Veep pick can help a ticket win on Election Day

WASHINGTON — Political journalists are like sports fans. They get excited over the big game that starts the season, knowing full well that it's only a blip, albeit a sexy one, in a long season before the final showdown.

So it is with the vice presidential selection. Big game. Big names. Big hype. Lots of instant analysis. Then . . . the dogs bark, the presidential caravan moves on and the story changes as more big events such as debates get the breathless treatment.

Still, here are some reasons that the veep pick does matter:

  • Key states. They're supposed to help the ticket win key states, especially the one the pick's from. Sometimes they do: Lyndon Johnson probably won Texas for JFK in 1960. The Democrats carried the state by 2 percentage points. Still, Kennedy would've won the election without Texas' 24 electoral votes; he beat Richard Nixon by 303-219 electoral votes. Even so, not having to worry about what was then a sprawling, expensive swing state allowed him to put his resources elsewhere. So LBJ helped the win, but not all that much.
  • Gravitas. Look at the choices by four recent successful candidates who'd never held national office: Jimmy Carter in 1976, Ronald Reagan in 1980, Bill Clinton in 1992 and George W. Bush in 2000. They chose as their veeps respected Washington hands: Walter Mondale, George H.W. Bush, Al Gore and Dick Cheney, respectively.
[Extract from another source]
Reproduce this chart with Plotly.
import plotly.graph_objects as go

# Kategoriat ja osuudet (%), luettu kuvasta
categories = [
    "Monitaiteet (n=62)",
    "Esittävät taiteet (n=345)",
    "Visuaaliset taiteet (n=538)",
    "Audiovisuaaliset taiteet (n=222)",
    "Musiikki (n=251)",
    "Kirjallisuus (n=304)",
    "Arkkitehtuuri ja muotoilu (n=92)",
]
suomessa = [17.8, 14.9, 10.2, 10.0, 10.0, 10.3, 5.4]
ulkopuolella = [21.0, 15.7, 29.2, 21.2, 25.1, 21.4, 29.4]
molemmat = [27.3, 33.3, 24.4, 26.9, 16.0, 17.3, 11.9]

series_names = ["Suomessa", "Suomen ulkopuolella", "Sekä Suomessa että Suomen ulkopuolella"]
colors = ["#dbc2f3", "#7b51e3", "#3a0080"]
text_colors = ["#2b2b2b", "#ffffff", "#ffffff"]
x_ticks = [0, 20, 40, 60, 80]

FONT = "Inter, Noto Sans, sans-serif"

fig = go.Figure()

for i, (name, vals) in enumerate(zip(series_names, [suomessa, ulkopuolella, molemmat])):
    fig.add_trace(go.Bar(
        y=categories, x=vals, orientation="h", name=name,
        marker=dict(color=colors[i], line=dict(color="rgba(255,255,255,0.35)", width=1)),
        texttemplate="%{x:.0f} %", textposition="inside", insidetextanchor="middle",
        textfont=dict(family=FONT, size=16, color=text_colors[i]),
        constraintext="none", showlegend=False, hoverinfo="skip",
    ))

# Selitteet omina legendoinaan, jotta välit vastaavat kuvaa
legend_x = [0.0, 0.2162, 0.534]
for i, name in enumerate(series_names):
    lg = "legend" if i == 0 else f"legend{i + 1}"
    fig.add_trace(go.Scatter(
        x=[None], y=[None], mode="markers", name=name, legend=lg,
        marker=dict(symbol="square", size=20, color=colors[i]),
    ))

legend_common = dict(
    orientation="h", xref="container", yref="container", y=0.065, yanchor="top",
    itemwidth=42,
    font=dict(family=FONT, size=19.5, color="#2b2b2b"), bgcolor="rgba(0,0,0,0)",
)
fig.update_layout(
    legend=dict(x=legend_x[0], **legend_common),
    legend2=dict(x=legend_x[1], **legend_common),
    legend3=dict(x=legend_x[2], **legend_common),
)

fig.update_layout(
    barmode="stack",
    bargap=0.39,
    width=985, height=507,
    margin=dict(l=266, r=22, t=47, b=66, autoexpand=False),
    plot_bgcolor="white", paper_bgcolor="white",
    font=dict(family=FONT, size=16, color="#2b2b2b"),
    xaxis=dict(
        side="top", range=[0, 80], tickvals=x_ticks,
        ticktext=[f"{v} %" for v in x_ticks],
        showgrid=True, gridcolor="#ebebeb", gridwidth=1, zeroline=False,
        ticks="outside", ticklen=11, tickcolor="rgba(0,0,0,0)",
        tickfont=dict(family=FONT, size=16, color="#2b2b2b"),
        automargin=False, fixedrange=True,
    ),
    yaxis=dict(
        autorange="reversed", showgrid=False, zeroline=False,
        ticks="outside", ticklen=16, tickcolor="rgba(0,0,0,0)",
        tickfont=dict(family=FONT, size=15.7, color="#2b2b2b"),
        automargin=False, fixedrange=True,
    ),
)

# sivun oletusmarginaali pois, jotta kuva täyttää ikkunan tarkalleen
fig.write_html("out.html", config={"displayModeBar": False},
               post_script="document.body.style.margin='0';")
Each added an important quality to voters seeking reassurance that someone in the White House would know how Washington works.
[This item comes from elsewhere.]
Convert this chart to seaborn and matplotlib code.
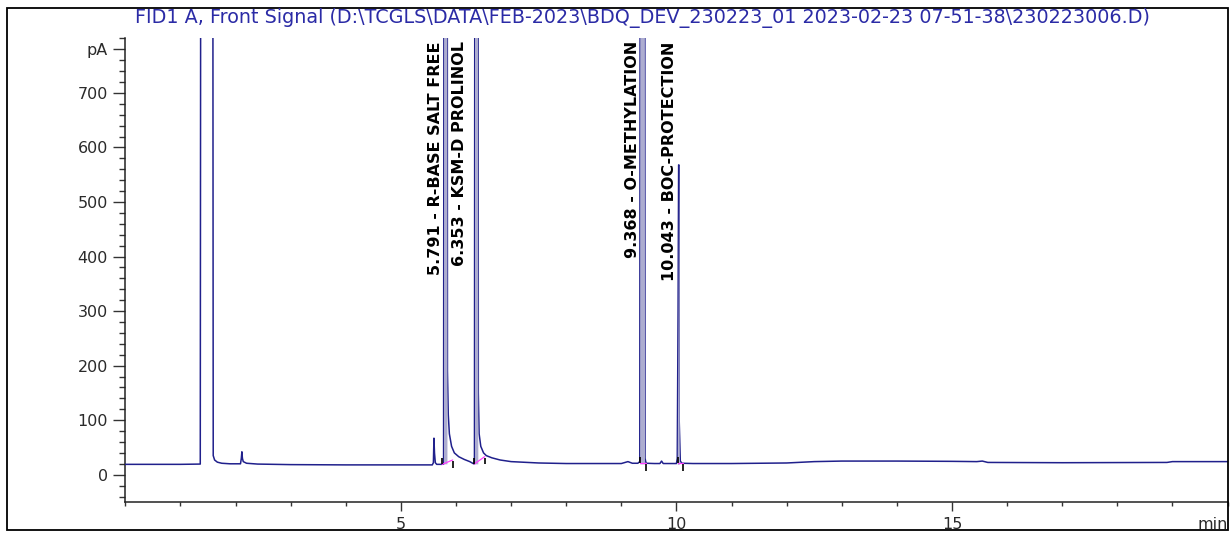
import matplotlib
matplotlib.use("Agg")
import matplotlib.pyplot as plt
import matplotlib.patches as mpatches
from matplotlib.ticker import FixedLocator, MultipleLocator
import numpy as np
import pandas as pd
import seaborn as sns

# ---- chromatogram trace: retention time (min) and detector signal (pA) ----
trace_time = [
    0.00, 1.00, 1.36, 1.372, 1.585, 1.595, 1.62, 1.67, 1.75, 1.90,
    2.09, 2.105, 2.115, 2.125, 2.14, 2.20, 2.40, 3.00, 4.00, 5.00,
    5.57, 5.59, 5.60, 5.61, 5.625, 5.65, 5.74, 5.775, 5.785, 5.84,
    5.845, 5.86, 5.88, 5.92, 5.97, 6.05, 6.15, 6.25, 6.32, 6.335,
    6.345, 6.40, 6.405, 6.42, 6.45, 6.50, 6.55, 6.65, 6.80, 7.00,
    7.50, 8.00, 8.50, 9.00, 9.12, 9.20, 9.30, 9.335, 9.345, 9.425,
    9.43, 9.45, 9.60, 9.70, 9.73, 9.76, 10.00, 10.015, 10.03, 10.04,
    10.045, 10.05, 10.07, 10.10, 10.30, 11.00, 12.00, 12.50, 13.00, 14.00,
    15.00, 15.45, 15.55, 15.65, 17.00, 18.90, 19.00, 20.00,
]
trace_signal = [
    19.0, 19.0, 19.5, 1500, 1500, 35.0, 27.0, 23.0, 21.0, 20.0,
    20.0, 30.0, 42.0, 30.0, 24.0, 21.0, 19.5, 18.5, 18.0, 18.0,
    18.0, 22.0, 67.0, 40.0, 22.0, 19.0, 19.0, 19.5, 1500, 1500,
    190.0, 110.0, 75.0, 52.0, 40.0, 33.0, 28.0, 24.0, 20.0, 20.0,
    1500, 1500, 150.0, 75.0, 52.0, 40.0, 35.0, 31.0, 27.0, 24.0,
    21.5, 20.5, 20.5, 20.5, 24.0, 21.0, 21.0, 24.0, 1500, 1500,
    30.0, 21.0, 20.5, 20.5, 25.0, 20.5, 20.5, 30.0, 300.0, 568.0,
    568.0, 100.0, 25.0, 21.0, 20.5, 20.5, 21.5, 24.0, 25.0, 25.0,
    24.5, 24.0, 25.0, 22.5, 22.0, 22.5, 24.0, 24.0,
]

# ---- integrated peaks ----
peak_rt = [5.791, 6.353, 9.368, 10.043]
peak_names = ["R-BASE SALT FREE", "KSM-D PROLINOL", "O-METHYLATION", "BOC-PROTECTION"]
peak_core_start = [5.785, 6.345, 9.345, 10.015]
peak_core_end = [5.845, 6.405, 9.43, 10.05]
# integration baseline: start/end time and signal level
int_start_t = [5.75, 6.33, 9.34, 10.02]
int_start_v = [19.0, 19.5, 21.0, 21.0]
int_end_t = [5.94, 6.52, 9.44, 10.12]
int_end_v = [27.0, 33.0, 21.0, 21.0]

# ---- axis ticks ----
x_major = [5, 10, 15]
x_major_labels = ["5", "10", "15"]
y_major = [0, 100, 200, 300, 400, 500, 600, 700, 780]
y_major_labels = ["0", "100", "200", "300", "400", "500", "600", "700", "pA"]

title_text = ("FID1 A, Front Signal (D:\\TCGLS\\DATA\\FEB-2023\\BDQ_DEV_230223_01 "
              "2023-02-23 07-51-38\\230223006.D)")

NAVY = "#20208c"
LAVENDER = "#adadd0"
MAGENTA = "#ff40ff"
TEXT_GREY = "#2a2a2a"

sns.set_theme(style="ticks")
plt.rcParams["font.family"] = ["DejaVu Sans"]

fig = plt.figure(figsize=(12.31, 5.33), dpi=100)
ax = fig.add_axes([0.1018, 0.0582, 0.8954, 0.8698])

df = pd.DataFrame({"time": trace_time, "signal": trace_signal})
t = np.asarray(trace_time)
s = np.asarray(trace_signal)

sns.lineplot(data=df, x="time", y="signal", ax=ax, color=NAVY, linewidth=1.1,
             estimator=None, sort=False, zorder=3)

# shaded peak cores
for a, b in zip(peak_core_start, peak_core_end):
    m = (t >= a - 1e-9) & (t <= b + 1e-9)
    ax.fill_between(t[m], s[m], 19.0, color=LAVENDER, linewidth=0, zorder=4)

# integration baselines and start/end markers
for ts, vs, te, ve in zip(int_start_t, int_start_v, int_end_t, int_end_v):
    ax.plot([ts, te], [vs, ve], color=MAGENTA, linewidth=0.9, zorder=5)
    ax.vlines(ts, vs, vs + 11, color="black", linewidth=1.2, zorder=6)
    ax.vlines(te, ve - 14, ve - 2, color="black", linewidth=1.2, zorder=6)

# peak labels, rotated and hanging from the top of the plot
label_shift_px = [0, -7, 0, 0]
for rt, name, dx in zip(peak_rt, peak_names, label_shift_px):
    ax.annotate(f"{rt:.3f} - {name}", xy=(rt, 800), xycoords="data",
                xytext=(dx * 0.72 - 1, -2), textcoords="offset points",
                rotation=90, ha="right", va="top", fontsize=11.5,
                fontweight="bold", color="black", zorder=7)

ax.set_xlim(0, 20)
ax.set_ylim(-50, 800)
ax.xaxis.set_major_locator(FixedLocator(x_major))
ax.set_xticklabels(x_major_labels)
ax.xaxis.set_minor_locator(MultipleLocator(1))
ax.yaxis.set_major_locator(FixedLocator(y_major))
ax.set_yticklabels(y_major_labels)
ax.yaxis.set_minor_locator(MultipleLocator(20))

ax.tick_params(axis="x", which="major", length=6.5, width=1, color="#333333",
               direction="out", pad=4, labelsize=11.5, labelcolor=TEXT_GREY)
ax.tick_params(axis="x", which="minor", length=3, width=1, color="#333333", direction="out")
ax.tick_params(axis="y", which="major", length=8.6, width=1, color="#333333",
               direction="out", pad=4, labelsize=11.5, labelcolor=TEXT_GREY)
ax.tick_params(axis="y", which="minor", length=4.3, width=1, color="#333333", direction="out")

ax.set_xlabel("")
ax.set_ylabel("")
sns.despine(ax=ax)
for side in ("left", "bottom"):
    ax.spines[side].set_color("#222222")
    ax.spines[side].set_linewidth(1.1)

ax.text(1.0, -0.033, "min", transform=ax.transAxes, ha="right", va="top",
        fontsize=11.5, color=TEXT_GREY)

fig.text(0.522, 0.966, title_text, ha="center", va="center", fontsize=13.8,
         color="#2b2ba6")

# outer frame around the whole printout
frame = mpatches.Rectangle((0.0057, 0.0047), 0.9915, 0.9803, transform=fig.transFigure,
                           fill=False, edgecolor="black", linewidth=1.3, clip_on=False)
fig.patches.append(frame)

fig.savefig("out.png", dpi=100, facecolor="white")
  • Ready on Day One. Yeah, it's ghoulish, but voters want someone who's ready to take over in an instant, if necessary, as in 1963. Recent veeps have tended to project that quality, particularly Gore and Cheney.
  • Tiebreaker. If there's one theme emerging this year, it's that swing voters have doubts about Obama (inexperienced and unknown) and McCain (too old and too much like Bush). This could be the year they peek at the running mate to decide.
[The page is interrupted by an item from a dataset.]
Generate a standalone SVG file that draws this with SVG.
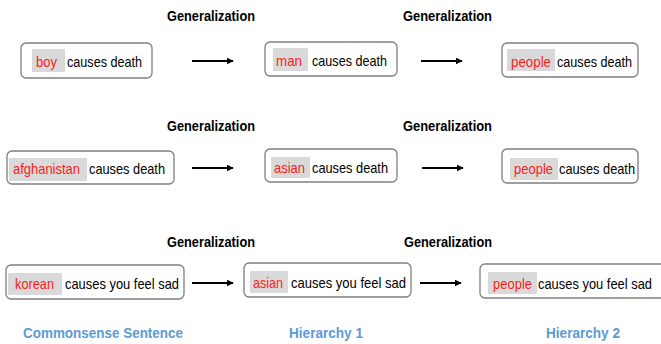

  • Symbolism. Maryland's Spiro Agnew was evidence that Richard Nixon wouldn't forget the white South. Bob Dole was Gerald Ford's nod to conservatives, who were still upset that he'd picked their nemesis Nelson Rockefeller as his veep in 1974. Similarly, Dwight Eisenhower picked Nixon in 1952 as a way to keep the right calm. Last, Clinton's choice of fellow young Southerner Gore helped voters bring Clinton into focus. Their synergy helped sell the ticket.